The U.S. Senate has approved the McCaskill-Ayotte-Fischer Bill Thursday, it strengthens reforms to halt sexual assaults in the military.

The bill, if passed, would add more penalties to already historic reform. New mandates would include stripping Commanding Officers of the ability to overturn jury convictions, assigning victims independent legal council, mandating dishonorable discharge for anyone convicted of sexual assault and more.

Senator McCaskill’s press release Thursday evening outlined the motion in the senate.

Press Release from Senator Claire McCaskill’s Office

WASHINGTON – Former sex crimes prosecutor and U.S. Senator Claire McCaskill today released the following statement after the Senate voted overwhelmingly to advance toward approval of legislation she cosponsored with Senators Kelly Ayotte and Deb Fischer to curb sexual assaults in the military by strengthening the already historic reforms included in the recent defense bill:

 “This debate has been about one thing—getting the policy right to best protect and empower victims, and boost prosecutions of predators. I believe we’re on the cusp of achieving that goal. The Senate has voted to strengthen even further what is now one of the most victim-friendly justice systems in the world. I’m eager to continue working closely with my colleagues such as Senators Levin, Ayotte, and Fischer—and with Senator Gillibrand who has been instrumental in focusing the nation’s attention on addressing this critical topic—to aggressively and vigilantly implement these reforms and turn the corner in our shared battle to curb sexual assaults in the ranks.”

The Senate voted overwhelmingly to advance toward approval of McCaskill’s bipartisan bill. Final passage of the legislation is expected on Monday night. Under the legislation, the “good Soldier” defense for servicemembers accused of assault would be been banned, and victims will be allowed formal input in whether their case is tried in military or civilian court, among other new protections.
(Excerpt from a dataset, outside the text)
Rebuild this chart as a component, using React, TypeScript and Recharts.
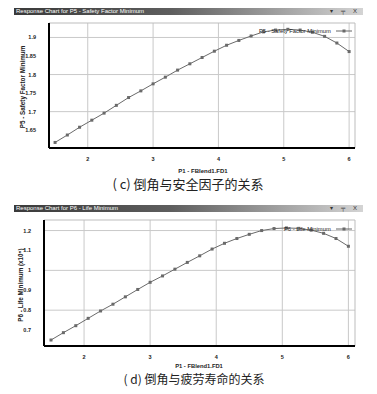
import React from "react"
import { LineChart, Line, XAxis, YAxis, CartesianGrid, ReferenceLine, Legend } from "recharts"

const fdValues = [
  1.5, 1.6875, 1.875, 2.0625, 2.25, 2.4375, 2.625, 2.8125, 3, 3.1875, 3.375, 3.5625, 3.75,
  3.9375, 4.125, 4.3125, 4.5, 4.6875, 4.875, 5.0625, 5.25, 5.4375, 5.625, 5.8125, 6,
]
const safetyFactor = [
  1.617, 1.637, 1.658, 1.677, 1.696, 1.717, 1.738, 1.756, 1.775, 1.793, 1.812, 1.829, 1.846,
  1.863, 1.879, 1.892, 1.904, 1.915, 1.92, 1.922, 1.92, 1.914, 1.903, 1.885, 1.862,
]
const lifeMin = [
  0.65, 0.687, 0.722, 0.759, 0.796, 0.83, 0.867, 0.904, 0.94, 0.972, 1.006, 1.04, 1.073,
  1.107, 1.136, 1.16, 1.181, 1.2, 1.21, 1.213, 1.211, 1.202, 1.186, 1.16, 1.121,
]
const xTicks = [2, 3, 4, 5, 6]
const safetyTicks = [1.65, 1.7, 1.75, 1.8, 1.85, 1.9]
const lifeTicks = [0.7, 0.8, 0.9, 1, 1.1, 1.2]

const safetyData = fdValues.map((x, i) => ({ x, y: safetyFactor[i] }))
const lifeData = fdValues.map((x, i) => ({ x, y: lifeMin[i] }))

const tickStyle = { fill: "#222", fontSize: 5.5, fontFamily: "Liberation Sans", fontWeight: 700 }

const SquareDot = (props: any) => {
  const { cx, cy, index } = props
  if (cx == null || cy == null) return <g key={index} />
  return <rect key={index} x={cx - 1.5} y={cy - 1.5} width={3} height={3} fill="#6a6a6a" />
}

function LegendBox({ label }: { label: string }) {
  return (
    <div style={{ display: "flex", alignItems: "center", fontFamily: "Liberation Sans", fontSize: 5.8, color: "#222" }}>
      <span>{label}</span>
      <svg width={18} height={6} style={{ marginLeft: 4 }}>
        <line x1={1} y1={3} x2={17} y2={3} stroke="#666" strokeWidth={1} />
        <rect x={7.5} y={1.5} width={3} height={3} fill="#6a6a6a" />
      </svg>
    </div>
  )
}

function TitleBar({ top, text }: { top: number; text: string }) {
  return (
    <div
      style={{
        position: "absolute",
        left: 14,
        top,
        width: 349,
        height: 7,
        background: "linear-gradient(to right, #3a3a3a, #5e5e5e 45%, #d4d4d4)",
        fontFamily: "Liberation Sans",
        fontSize: 6,
        lineHeight: "7px",
        color: "#fff",
        paddingLeft: 2,
        boxSizing: "border-box",
        whiteSpace: "nowrap",
      }}
    >
      {text}
      <span style={{ position: "absolute", right: 3, top: 0, color: "#333", letterSpacing: 3 }}>▾ ╤ X</span>
    </div>
  )
}

function Text({ x, y, size, children, rotate, family, weight }: any) {
  return (
    <div
      style={{
        position: "absolute",
        left: x,
        top: y,
        transform: `translate(-50%, -50%)${rotate ? " rotate(-90deg)" : ""}`,
        fontSize: size,
        fontFamily: family || "Liberation Sans",
        fontWeight: weight || 400,
        whiteSpace: "nowrap",
        color: "#222",
        lineHeight: 1,
      }}
    >
      {children}
    </div>
  )
}

function Panel(props: {
  top: number
  height: number
  data: { x: number; y: number }[]
  yDomain: [number, number]
  xDomain: [number, number]
  yTicks: number[]
  yWidth: number
  plotTop: number
  plotBottom: number
  legend: string
  legendTop: number
  legendLeft: number
}) {
  const { top, height, data, yDomain, xDomain, yTicks, yWidth, plotTop, plotBottom } = props
  return (
    <div style={{ position: "absolute", left: 0, top }}>
      <LineChart
        width={377}
        height={height}
        data={data}
        margin={{ top: plotTop, right: 22, left: 0, bottom: height - plotBottom - 20 }}
      >
        <CartesianGrid stroke="#c9c9c9" strokeWidth={1} horizontalValues={yTicks} verticalValues={xTicks} />
        <ReferenceLine y={yDomain[1]} stroke="#bdbdbd" ifOverflow="extendDomain" />
        <ReferenceLine x={xDomain[1]} stroke="#bdbdbd" ifOverflow="extendDomain" />
        <XAxis
          dataKey="x"
          type="number"
          domain={xDomain}
          ticks={xTicks}
          allowDataOverflow
          height={20}
          tickLine={false}
          tickMargin={3}
          axisLine={{ stroke: "#000", strokeWidth: 2 }}
          tick={tickStyle}
        />
        <YAxis
          type="number"
          domain={yDomain}
          ticks={yTicks}
          allowDataOverflow
          width={yWidth}
          tickLine={false}
          tickMargin={7}
          axisLine={{ stroke: "#000", strokeWidth: 2 }}
          tick={tickStyle}
        />
        <Legend
          content={() => <LegendBox label={props.legend} />}
          wrapperStyle={{ position: "absolute", top: props.legendTop, left: props.legendLeft, width: "auto" }}
        />
        <Line
          dataKey="y"
          stroke="#6a6a6a"
          strokeWidth={1}
          dot={SquareDot}
          activeDot={false}
          isAnimationActive={false}
        />
      </LineChart>
    </div>
  )
}

export default function App() {
  return (
    <div style={{ position: "absolute", left: 0, top: 0, width: 377, height: 394, background: "#fff", overflow: "hidden" }}>
      <TitleBar top={8} text="Response Chart for P5 - Safety Factor Minimum" />
      <Panel
        top={0}
        height={194}
        data={safetyData}
        yDomain={[1.602, 1.939]}
        xDomain={[1.407, 6.09]}
        yTicks={safetyTicks}
        yWidth={49}
        plotTop={23}
        plotBottom={154}
        legend="P5 - Safety Factor Minimum"
        legendTop={28}
        legendLeft={259}
      />
      <Text x={23} y={87} size={6.3} rotate weight={700}>P5 - Safety Factor Minimum</Text>
      <Text x={203} y={170.5} size={6} weight={700}>P1 - FBlend1.FD1</Text>
      <Text x={188} y={182.5} size={13} family="'Noto Sans CJK SC', serif">( c) 倒角与安全因子的关系</Text>

      <TitleBar top={205} text="Response Chart for P6 - Life Minimum" />
      <Panel
        top={197}
        height={197}
        data={lifeData}
        yDomain={[0.62, 1.253]}
        xDomain={[1.394, 6.1]}
        yTicks={lifeTicks}
        yWidth={44}
        plotTop={23}
        plotBottom={155}
        legend="P6 - Life Minimum"
        legendTop={29}
        legendLeft={284}
      />
      <Text x={21} y={285} size={6.3} rotate weight={700}>P6 - Life Minimum (x10⁵)</Text>
      <Text x={199} y={367} size={5.8} weight={700}>P1 - FBlend1.FD1</Text>
      <Text x={194} y={378.5} size={12} family="'Noto Sans CJK SC', serif">( d) 倒角与疲劳寿命的关系</Text>
    </div>
  )
}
The Senate also voted today to reject an alternative proposal by Senator Kirsten Gillibrand that would have stripped senior commanders of their ability to launch courts-martial. McCaskill, relying on her experience as a former courtroom prosecutor of sex crimes, opposed the Gillibrand alternative—arguing that the proposal would result in less protection for victims and fewer prosecutions of predators. McCaskill’s opposition to that legislation was recently validated when an independent panel of policy experts created by Congress—majority-civilian and majority-women—undertook the first comprehensive analysis of the Gillibrand proposal. The Response Systems Panel—which included the author of the federal Rape Shield law and the director of the National Center for Victims of Crime—considered testimony from more than 150 witnesses, and ultimately voted decisively to reject the proposal. No other experts have done similarly comprehensive work on this issue.

McCaskill helped shape and pass historic legislation to curb sexual assault in the military as part of last year’s annual defense bill, which resulted in a host of reforms already being implemented, including:


  • Stripping commanders of the ability to overturn jury convictions,
  • Requiring civilian review if a commander declines to prosecute a case,
  • Assigning victims their own independent legal counsel to protect their rights and fight for their interests,
  • Mandating dishonorable discharge for anyone convicted of sexual assault,
  • Criminalizing retaliation against victims who report a sexual assault,
  • Eliminating the statute of limitations in rape and sexual assault cases,
  • And reforming the pre-trial “Article-32” process to better protect victims.